The EPA's findings show many utilities have not conducted the required risk and resilience assessments or developed emergency response plans. In response, the EPA plans to increase inspections of community water systems and, where appropriate, will take civil and criminal enforcement actions, including in response to a situation that may present an imminent and substantial endangerment. Inspections will ensure that water systems are meeting their requirements to regularly assess resilience vulnerabilities, including cybersecurity, and to develop emergency response plans. 

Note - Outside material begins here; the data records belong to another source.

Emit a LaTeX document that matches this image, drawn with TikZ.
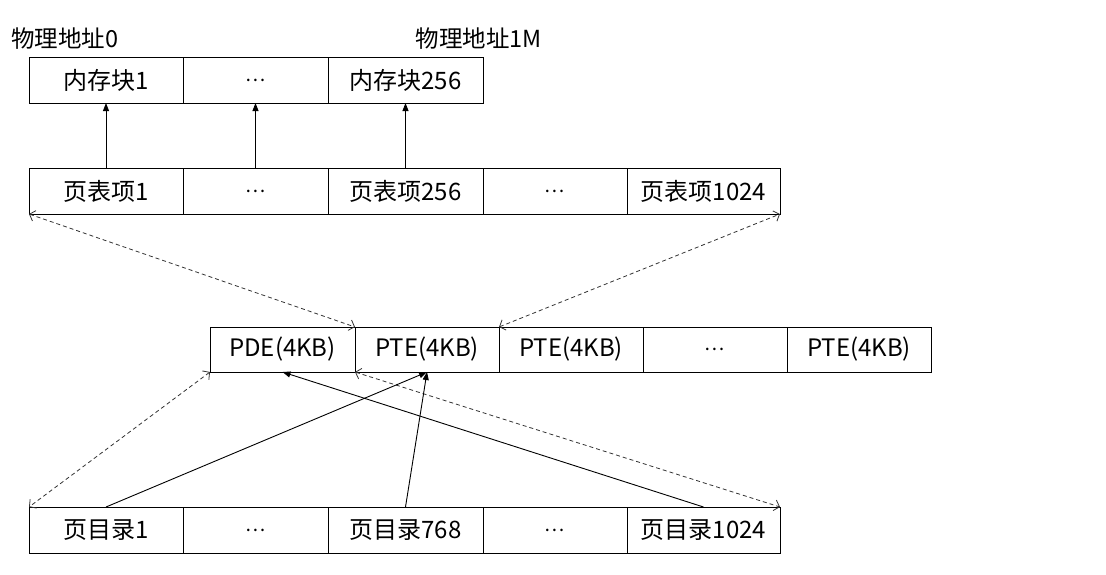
\documentclass[tikz,border=0pt]{standalone}
\usepackage{fontspec}
\setmainfont{Noto Sans CJK SC}
\usetikzlibrary{arrows.meta}
\newcommand{\mydots}{{\fontsize{19}{24}\selectfont …}}
\tikzset{
  cell/.style={draw, line width=0.9pt, rectangle, inner sep=0pt, outer sep=0pt,
    minimum height=46pt, font=\fontsize{24}{28}\selectfont},
  toplabel/.style={inner sep=0pt, font=\fontsize{23.5}{28}\selectfont},
  solidarrow/.style={line width=0.9pt, -{Triangle[length=8pt,width=6pt]}},
  dasharrow/.style={line width=0.8pt, draw=black!80, dash pattern=on 4pt off 3pt,
    {Straight Barb[length=5pt,width=11pt]}-{Straight Barb[length=5pt,width=11pt]}}
}
\begin{document}
\begin{tikzpicture}[x=1pt,y=-1pt]
\useasboundingbox (0,0) rectangle (1106,574);
% labels
\node[toplabel] (l0) at (65,39) {物理地址0};
\node[toplabel] (l1) at (479,39) {物理地址1M};
% row A
\node[cell, minimum width=154pt] (a1) at (106,80) {内存块1};
\node[cell, minimum width=145pt] (a2) at (255.5,80) {\mydots};
\node[cell, minimum width=155pt] (a3) at (405.5,80) {内存块256};
% row B
\node[cell, minimum width=154pt] (b1) at (106,191) {页表项1};
\node[cell, minimum width=145pt] (b2) at (255.5,191) {\mydots};
\node[cell, minimum width=155pt] (b3) at (405.5,191) {页表项256};
\node[cell, minimum width=144pt] (b4) at (555,191) {\mydots};
\node[cell, minimum width=153pt] (b5) at (703.5,191) {页表项1024};
% row C
\node[cell, minimum width=145pt, minimum height=45pt] (c1) at (282.5,349.5) {PDE(4KB)};
\node[cell, minimum width=144pt, minimum height=45pt] (c2) at (427,349.5) {PTE(4KB)};
\node[cell, minimum width=144pt, minimum height=45pt] (c3) at (571,349.5) {PTE(4KB)};
\node[cell, minimum width=144pt, minimum height=45pt] (c4) at (715,349.5) {\mydots};
\node[cell, minimum width=144pt, minimum height=45pt] (c5) at (859,349.5) {PTE(4KB)};
% row D
\node[cell, minimum width=154pt] (d1) at (106,530) {页目录1};
\node[cell, minimum width=145pt] (d2) at (255.5,530) {\mydots};
\node[cell, minimum width=155pt] (d3) at (405.5,530) {页目录768};
\node[cell, minimum width=144pt] (d4) at (555,530) {\mydots};
\node[cell, minimum width=153pt] (d5) at (703.5,530) {页目录1024};
% B -> A
\draw[solidarrow] (b1.north) -- (a1.south);
\draw[solidarrow] (b2.north) -- (a2.south);
\draw[solidarrow] (b3.north) -- (a3.south);
% dashed
\draw[dasharrow] (b1.south west) -- (c1.north east);
\draw[dasharrow] (c2.north east) -- (b5.south east);
\draw[dasharrow] (c1.south west) -- (d1.north west);
\draw[dasharrow] (c1.south east) -- (d5.north east);
% solid D -> C
\draw[solidarrow] (d1.north) -- (c2.south);
\draw[solidarrow] (d3.north) -- (c2.south);
\draw[solidarrow] (d5.north) -- (c1.south);
\end{tikzpicture}
\end{document}
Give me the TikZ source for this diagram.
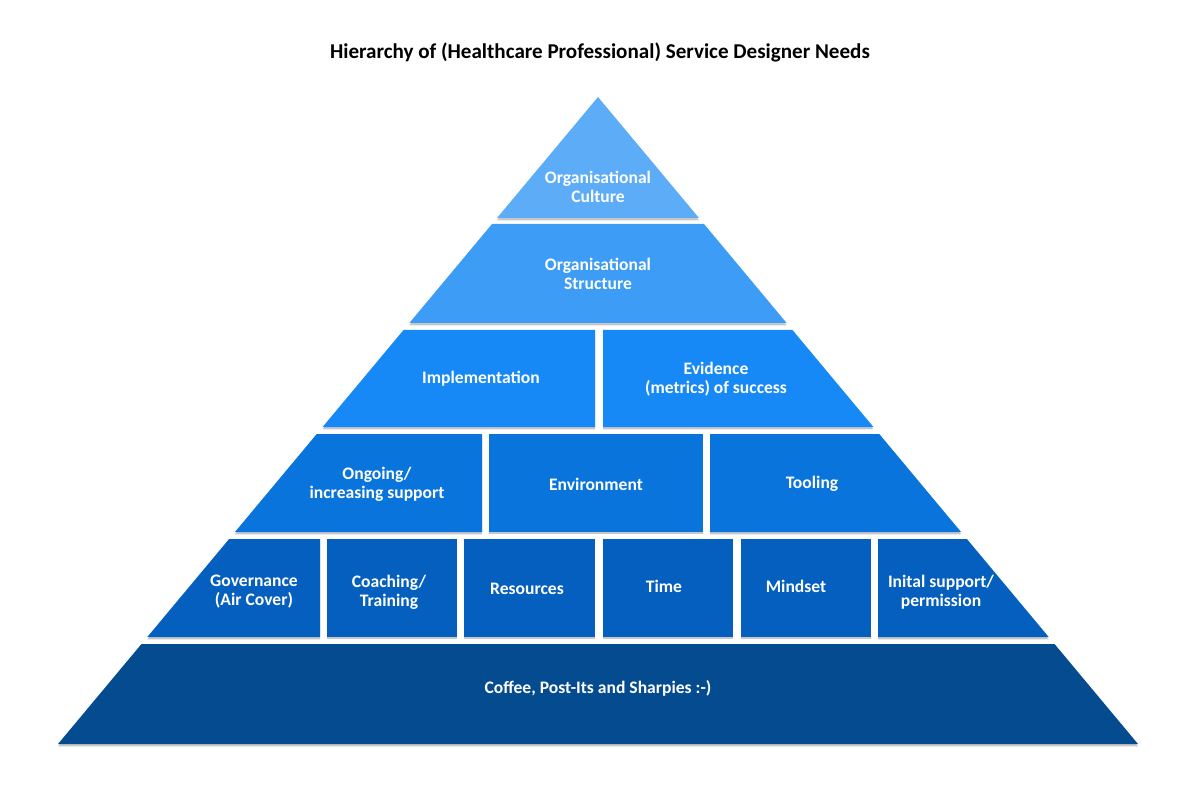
\documentclass[tikz,border=0pt]{standalone}
\usepackage{fontspec}
\setmainfont{Carlito}
\usetikzlibrary{shadows}
\definecolor{lvlA}{HTML}{5CACF7}
\definecolor{lvlB}{HTML}{3D9CF5}
\definecolor{lvlC}{HTML}{1689F6}
\definecolor{lvlD}{HTML}{0A74DD}
\definecolor{lvlE}{HTML}{055FBE}
\definecolor{lvlF}{HTML}{044B90}
% pyramid sides: x at height y (pixels, y down)
\newcommand{\lx}[1]{598-0.8346*(#1-97)}
\newcommand{\rx}[1]{598+0.8346*(#1-97)}
\begin{document}
\begin{tikzpicture}[x=0.02cm, y=-0.02cm]
  \tikzstyle{blk}=[drop shadow={shadow xshift=0pt,shadow yshift=-1.3pt,opacity=0.22,fill=black}]
  \tikzstyle{lbl}=[text=white,font=\bfseries\fontsize{10}{10.8}\selectfont,align=center]
  \useasboundingbox (0,0) rectangle (1200,800);
  \node[font=\bfseries\fontsize{12}{14}\selectfont] (title) at (600,52) {Hierarchy of (Healthcare Professional) Service Designer Needs};
  % culture + structure
  \fill[blk,fill=lvlA] (598,97) -- ({\rx{218}},218) -- ({\lx{218}},218) -- cycle;
  \fill[blk,fill=lvlB] ({\lx{224}},224) -- ({\rx{224}},224) -- ({\rx{323}},323) -- ({\lx{323}},323) -- cycle;
  % implementation row
  \fill[blk,fill=lvlC] ({\lx{330}},330) -- (595,330) -- (595,427) -- ({\lx{427}},427) -- cycle;
  \fill[blk,fill=lvlC] (603,330) -- ({\rx{330}},330) -- ({\rx{427}},427) -- (603,427) -- cycle;
  % support row
  \fill[blk,fill=lvlD] ({\lx{434}},434) -- (482,434) -- (482,532) -- ({\lx{532}},532) -- cycle;
  \fill[blk,fill=lvlD] (489,434) rectangle (703,532);
  \fill[blk,fill=lvlD] (710,434) -- ({\rx{434}},434) -- ({\rx{532}},532) -- (710,532) -- cycle;
  % basics row
  \fill[blk,fill=lvlE] ({\lx{539}},539) -- (320,539) -- (320,637) -- ({\lx{637}},637) -- cycle;
  \foreach \a/\b in {327/457,464/595,603/733,741/871}
    \fill[blk,fill=lvlE] (\a,539) rectangle (\b,637);
  \fill[blk,fill=lvlE] (878,539) -- ({\rx{539}},539) -- ({\rx{637}},637) -- (878,637) -- cycle;
  % base
  \fill[blk,fill=lvlF] ({\lx{644}},644) -- ({\rx{644}},644) -- ({\rx{744}},744) -- ({\lx{744}},744) -- cycle;
  % labels
  \node[lbl] (culture) at (598,187) {Organisational\\Culture};
  \node[lbl] (structure) at (598,274) {Organisational\\Structure};
  \node[lbl] (implement) at (481,379) {Implementation};
  \node[lbl] (evidence) at (716,379) {Evidence\\(metrics) of success};
  \node[lbl] (ongoing) at (377,484) {Ongoing/\\increasing support};
  \node[lbl] (environ) at (596,484) {Environment};
  \node[lbl] (tooling) at (812,484) {Tooling};
  \node[lbl] (govern) at (254,592) {Governance\\(Air Cover)};
  \node[lbl] (coach) at (389,592) {Coaching/\\Training};
  \node[lbl] (resource) at (527,589) {Resources};
  \node[lbl] (time) at (664,586) {Time};
  \node[lbl] (mindset) at (796,586) {Mindset};
  \node[lbl] (initial) at (941,592) {Inital support/\\permission};
  \node[lbl] (coffee) at (598,688) {Coffee, Post-Its and Sharpies :-)};
\end{tikzpicture}
\end{document}
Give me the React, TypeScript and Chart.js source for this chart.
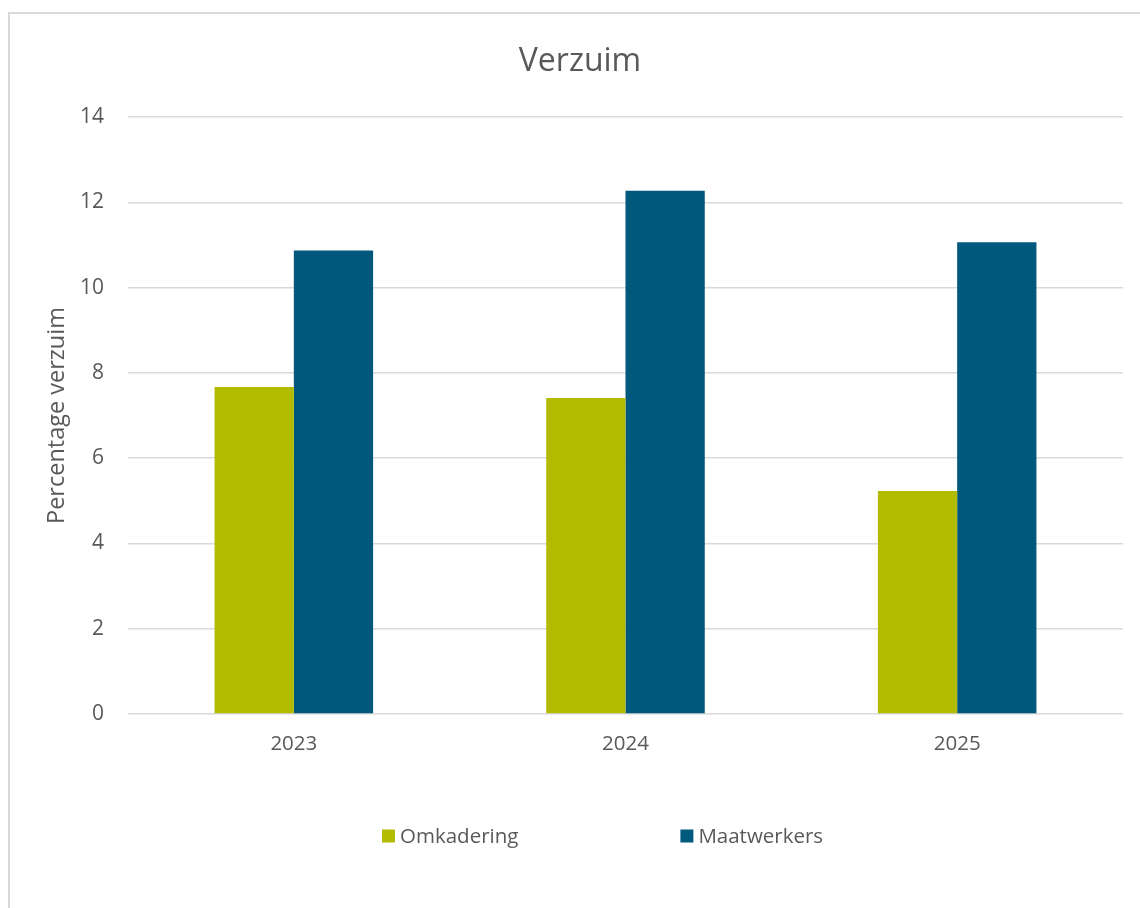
import React, { useEffect, useRef } from "react";
import { Chart, registerables } from "chart.js";

Chart.register(...registerables);

const categories = ["2023", "2024", "2025"];
const omkadering = [7.67, 7.41, 5.23];
const maatwerkers = [10.87, 12.27, 11.06];
const seriesLabels = ["Omkadering", "Maatwerkers"];
const seriesColors = ["#b2bb00", "#00587c"];
const chartTitle = "Verzuim";
const yAxisTitle = "Percentage verzuim";

const FONT = "'Open Sans', 'Noto Sans', sans-serif";
const TEXT = "#595959";

const legendPlugin = {
  id: "customLegend",
  afterDraw(chart: any) {
    const ctx = chart.ctx;
    const ds = chart.data.datasets;
    ctx.save();
    ctx.font = `20.5px ${FONT}`;
    ctx.textBaseline = "middle";
    ctx.textAlign = "left";
    const box = 13;
    const textGap = 5;
    const itemGap = 162;
    const cy = 836;
    let x = 382;
    ds.forEach((d: any) => {
      ctx.fillStyle = d.backgroundColor;
      ctx.fillRect(x, cy - box / 2, box, box);
      ctx.fillStyle = TEXT;
      ctx.fillText(d.label, x + box + textGap, cy + 1);
      x += box + textGap + ctx.measureText(d.label).width + itemGap;
    });
    ctx.restore();
  },
};

export default function App() {
  const ref = useRef<HTMLCanvasElement | null>(null);
  useEffect(() => {
    if (!ref.current) return;
    const chart = new Chart(ref.current, {
      type: "bar",
      data: {
        labels: categories,
        datasets: [
          { label: seriesLabels[0], data: omkadering, backgroundColor: seriesColors[0] },
          { label: seriesLabels[1], data: maatwerkers, backgroundColor: seriesColors[1] },
        ],
      },
      options: {
        animation: false,
        responsive: false,
        maintainAspectRatio: false,
        layout: { padding: { left: 37, right: 17, top: 0, bottom: 0 } },
        datasets: { bar: { categoryPercentage: 0.478, barPercentage: 1 } },
        plugins: {
          legend: { display: false },
          tooltip: { enabled: false },
          title: {
            display: true,
            text: chartTitle,
            color: TEXT,
            font: { family: FONT, size: 32, weight: "normal" },
            padding: { top: 43, bottom: 35.6 },
          },
        },
        scales: {
          x: {
            grid: { display: false, drawTicks: false },
            border: { display: false },
            ticks: { color: TEXT, font: { family: FONT, size: 20.5 }, padding: 18 },
            afterFit: (s: any) => {
              s.height = 908 - 714;
            },
          },
          y: {
            min: 0,
            max: 14,
            ticks: { stepSize: 2, color: TEXT, font: { family: FONT, size: 21 }, padding: 24 },
            grid: { color: "#d9d9d9", lineWidth: 1.5, drawTicks: false },
            border: { display: false },
            title: {
              display: true,
              text: yAxisTitle,
              color: TEXT,
              font: { family: FONT, size: 23.5 },
              padding: { top: 6, bottom: 4 },
            },
            afterFit: (s: any) => {
              s.width = 91;
            },
          },
        },
      },
      plugins: [legendPlugin],
    });
    return () => chart.destroy();
  }, []);

  return (
    <div style={{ position: "fixed", left: 0, top: 0, width: 1140, height: 908, overflow: "hidden", background: "#fff" }}>
      <div
        style={{
          position: "absolute",
          left: 8,
          top: 12,
          width: 1300,
          height: 1100,
          border: "2px solid #dadada",
          boxSizing: "border-box",
        }}
      />
      <canvas
        ref={ref}
        width={1140}
        height={908}
        style={{ position: "absolute", left: 0, top: 0, width: 1140, height: 908 }}
      />
    </div>
  );
}
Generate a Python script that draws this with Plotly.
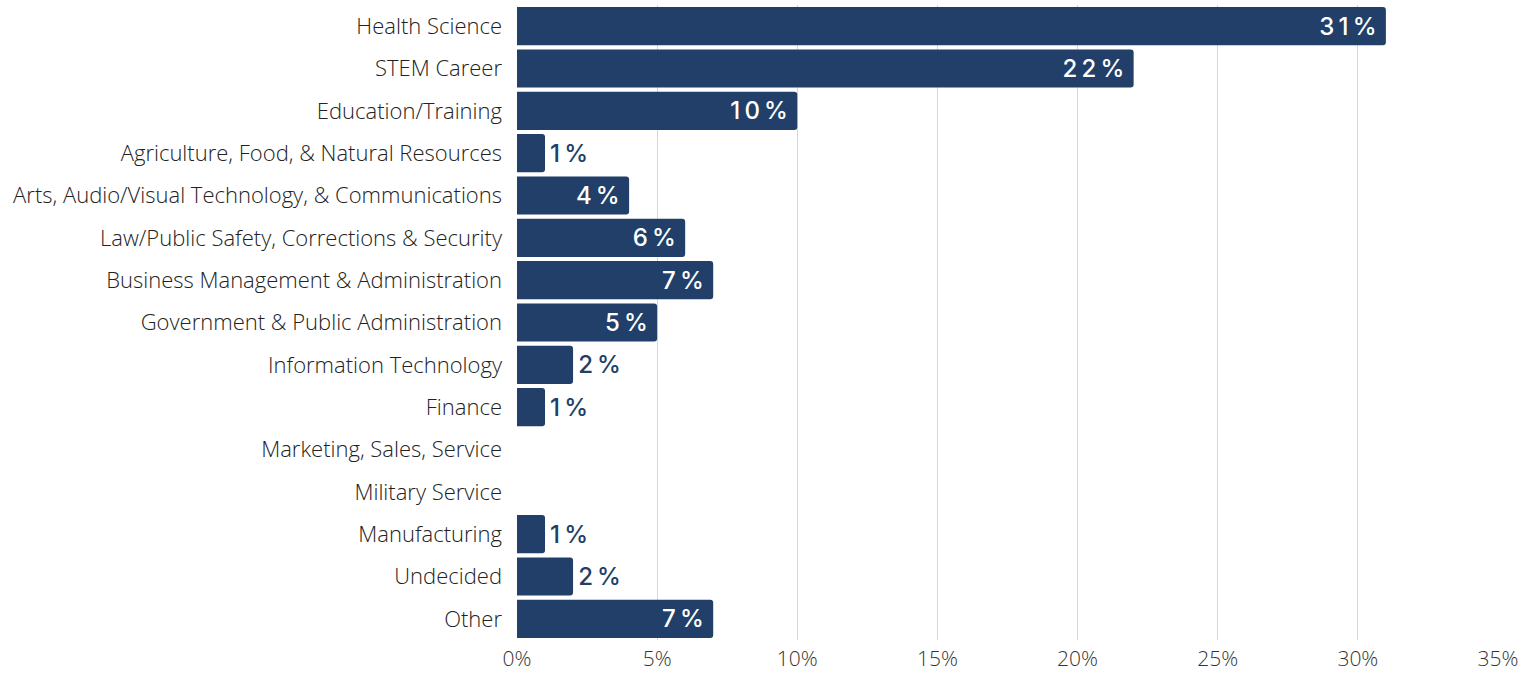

Efforts to impose cybersecurity mandates have faced legal challenges. Last year, an EPA update proposing new cyber rules was stalled by opposition from several states and water trade associations. Critics argue the EPA overstepped its authority, advocating instead for a dedicated federal regulatory body modeled after the electric sector. This has led to the introduction of the Water Risk and Resilience Organization Establishment Act, aiming to create such a body focused on cybersecurity and water systems.

The EPA and the White House have jointly reached out to state governors, warning about cyber threats and inviting them to a meeting with federal officials. The letter highlights threats from groups like the Chinese-linked Volt Typhoon, which could potentially disrupt U.S. infrastructure in a conflict scenario.

With the threat landscape evolving, the EPA's alert signals a critical push to bolster cybersecurity defenses across the nation's water utilities, ensuring the protection of public health and essential services.